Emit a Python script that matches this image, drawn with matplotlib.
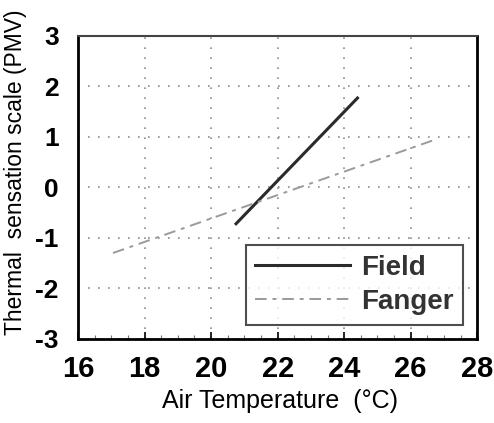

·····

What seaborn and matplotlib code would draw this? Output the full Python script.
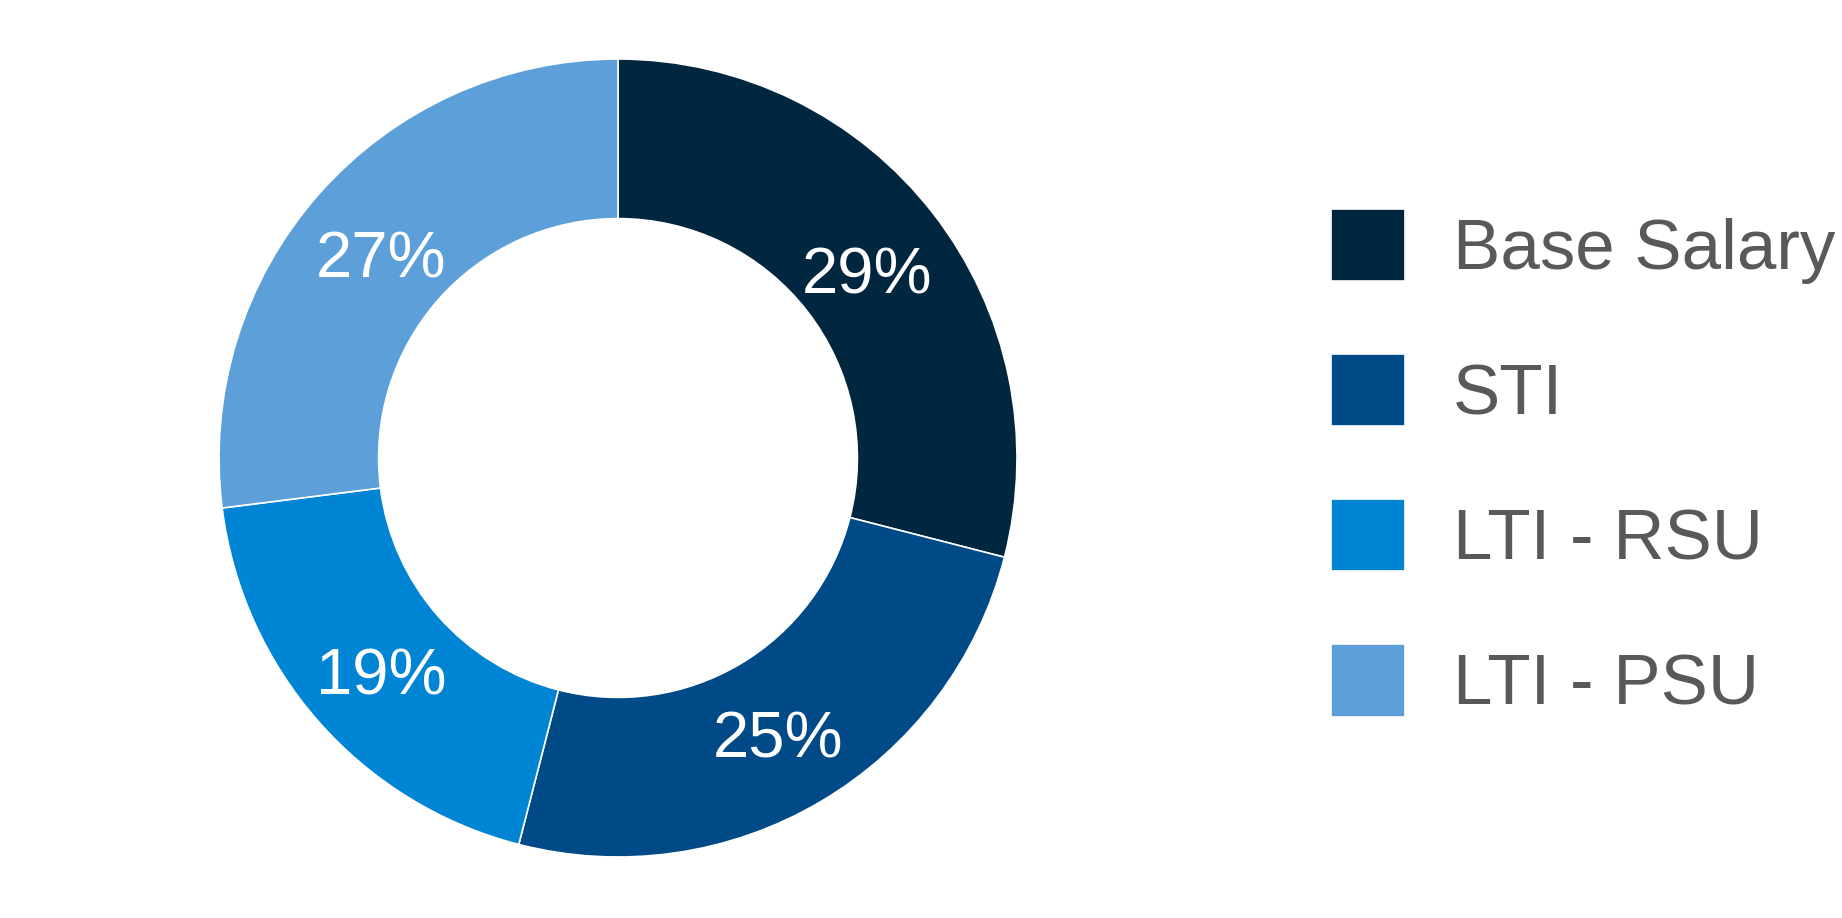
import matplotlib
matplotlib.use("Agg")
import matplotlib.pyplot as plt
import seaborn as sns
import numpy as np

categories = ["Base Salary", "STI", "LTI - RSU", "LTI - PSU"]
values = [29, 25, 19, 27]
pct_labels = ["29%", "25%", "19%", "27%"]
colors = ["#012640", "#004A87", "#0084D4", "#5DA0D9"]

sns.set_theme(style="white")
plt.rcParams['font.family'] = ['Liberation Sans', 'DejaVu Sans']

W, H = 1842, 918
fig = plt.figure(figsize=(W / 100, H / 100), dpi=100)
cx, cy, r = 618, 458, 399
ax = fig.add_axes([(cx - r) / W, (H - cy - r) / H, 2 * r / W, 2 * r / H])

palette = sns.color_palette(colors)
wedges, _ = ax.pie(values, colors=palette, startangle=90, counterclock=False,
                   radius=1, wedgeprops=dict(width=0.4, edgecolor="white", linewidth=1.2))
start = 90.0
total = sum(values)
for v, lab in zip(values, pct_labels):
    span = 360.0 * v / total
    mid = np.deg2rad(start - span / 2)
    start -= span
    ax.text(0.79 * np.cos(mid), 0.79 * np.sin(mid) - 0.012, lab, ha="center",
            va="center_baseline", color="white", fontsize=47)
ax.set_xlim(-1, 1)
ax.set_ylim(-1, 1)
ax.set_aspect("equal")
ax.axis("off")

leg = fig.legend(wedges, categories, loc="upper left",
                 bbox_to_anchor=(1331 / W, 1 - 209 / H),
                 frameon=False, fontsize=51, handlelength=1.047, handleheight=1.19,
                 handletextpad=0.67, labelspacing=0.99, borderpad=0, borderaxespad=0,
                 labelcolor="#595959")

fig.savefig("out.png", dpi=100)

·····

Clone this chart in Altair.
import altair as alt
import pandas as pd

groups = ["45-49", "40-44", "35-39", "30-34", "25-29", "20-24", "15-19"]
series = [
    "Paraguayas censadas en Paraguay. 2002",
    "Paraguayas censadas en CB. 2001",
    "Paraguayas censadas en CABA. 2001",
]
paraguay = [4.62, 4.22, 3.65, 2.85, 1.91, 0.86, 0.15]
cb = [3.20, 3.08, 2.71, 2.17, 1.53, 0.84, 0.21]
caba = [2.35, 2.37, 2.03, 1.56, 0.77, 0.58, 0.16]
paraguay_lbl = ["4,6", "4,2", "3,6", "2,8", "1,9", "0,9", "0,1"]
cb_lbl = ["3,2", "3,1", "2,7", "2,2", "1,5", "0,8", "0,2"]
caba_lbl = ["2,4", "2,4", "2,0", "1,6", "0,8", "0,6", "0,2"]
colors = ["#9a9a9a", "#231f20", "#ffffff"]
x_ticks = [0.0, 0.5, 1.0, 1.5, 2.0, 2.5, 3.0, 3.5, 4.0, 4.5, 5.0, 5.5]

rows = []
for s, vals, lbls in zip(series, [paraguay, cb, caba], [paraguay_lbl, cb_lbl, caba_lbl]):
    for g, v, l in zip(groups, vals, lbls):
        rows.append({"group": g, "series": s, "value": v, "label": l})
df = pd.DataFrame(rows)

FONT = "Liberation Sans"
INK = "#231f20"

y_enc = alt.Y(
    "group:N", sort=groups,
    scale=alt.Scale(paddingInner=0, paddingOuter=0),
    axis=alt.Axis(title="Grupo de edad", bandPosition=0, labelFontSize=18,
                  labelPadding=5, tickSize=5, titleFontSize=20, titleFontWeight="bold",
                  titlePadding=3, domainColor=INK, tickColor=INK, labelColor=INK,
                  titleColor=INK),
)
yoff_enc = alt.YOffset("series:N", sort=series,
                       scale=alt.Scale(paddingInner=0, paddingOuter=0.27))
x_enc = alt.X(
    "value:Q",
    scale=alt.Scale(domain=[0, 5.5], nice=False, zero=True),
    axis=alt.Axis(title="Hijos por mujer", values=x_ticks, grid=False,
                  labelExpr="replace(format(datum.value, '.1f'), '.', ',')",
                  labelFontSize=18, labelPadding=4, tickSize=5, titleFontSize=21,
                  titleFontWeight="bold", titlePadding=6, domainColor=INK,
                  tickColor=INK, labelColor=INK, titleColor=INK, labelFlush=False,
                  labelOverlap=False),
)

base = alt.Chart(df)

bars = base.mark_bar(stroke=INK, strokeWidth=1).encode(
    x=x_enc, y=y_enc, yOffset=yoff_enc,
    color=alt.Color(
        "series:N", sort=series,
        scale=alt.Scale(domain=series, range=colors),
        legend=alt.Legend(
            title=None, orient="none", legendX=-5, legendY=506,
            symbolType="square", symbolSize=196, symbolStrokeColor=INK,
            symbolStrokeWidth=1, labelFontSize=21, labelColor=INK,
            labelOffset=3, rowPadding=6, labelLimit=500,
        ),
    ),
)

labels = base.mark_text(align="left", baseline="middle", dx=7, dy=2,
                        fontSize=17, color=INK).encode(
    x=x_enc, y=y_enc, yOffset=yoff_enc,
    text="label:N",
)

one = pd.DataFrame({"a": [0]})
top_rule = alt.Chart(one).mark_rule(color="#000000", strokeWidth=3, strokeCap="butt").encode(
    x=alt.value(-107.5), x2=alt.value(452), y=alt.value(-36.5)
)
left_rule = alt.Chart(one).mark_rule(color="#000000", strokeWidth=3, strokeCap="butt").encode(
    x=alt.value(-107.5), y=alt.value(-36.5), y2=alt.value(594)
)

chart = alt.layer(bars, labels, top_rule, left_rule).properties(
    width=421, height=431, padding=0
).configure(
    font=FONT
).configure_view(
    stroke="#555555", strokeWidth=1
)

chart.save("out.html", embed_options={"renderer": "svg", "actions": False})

·····

▶ _TASK OBJECTIVE_: List each line holding the string "this".

▶ _ANSWER BELOW_:
Emit a Python script that matches this image, drawn with matplotlib.
What seaborn and matplotlib code would draw this? Output the full Python script.
Clone this chart in Altair.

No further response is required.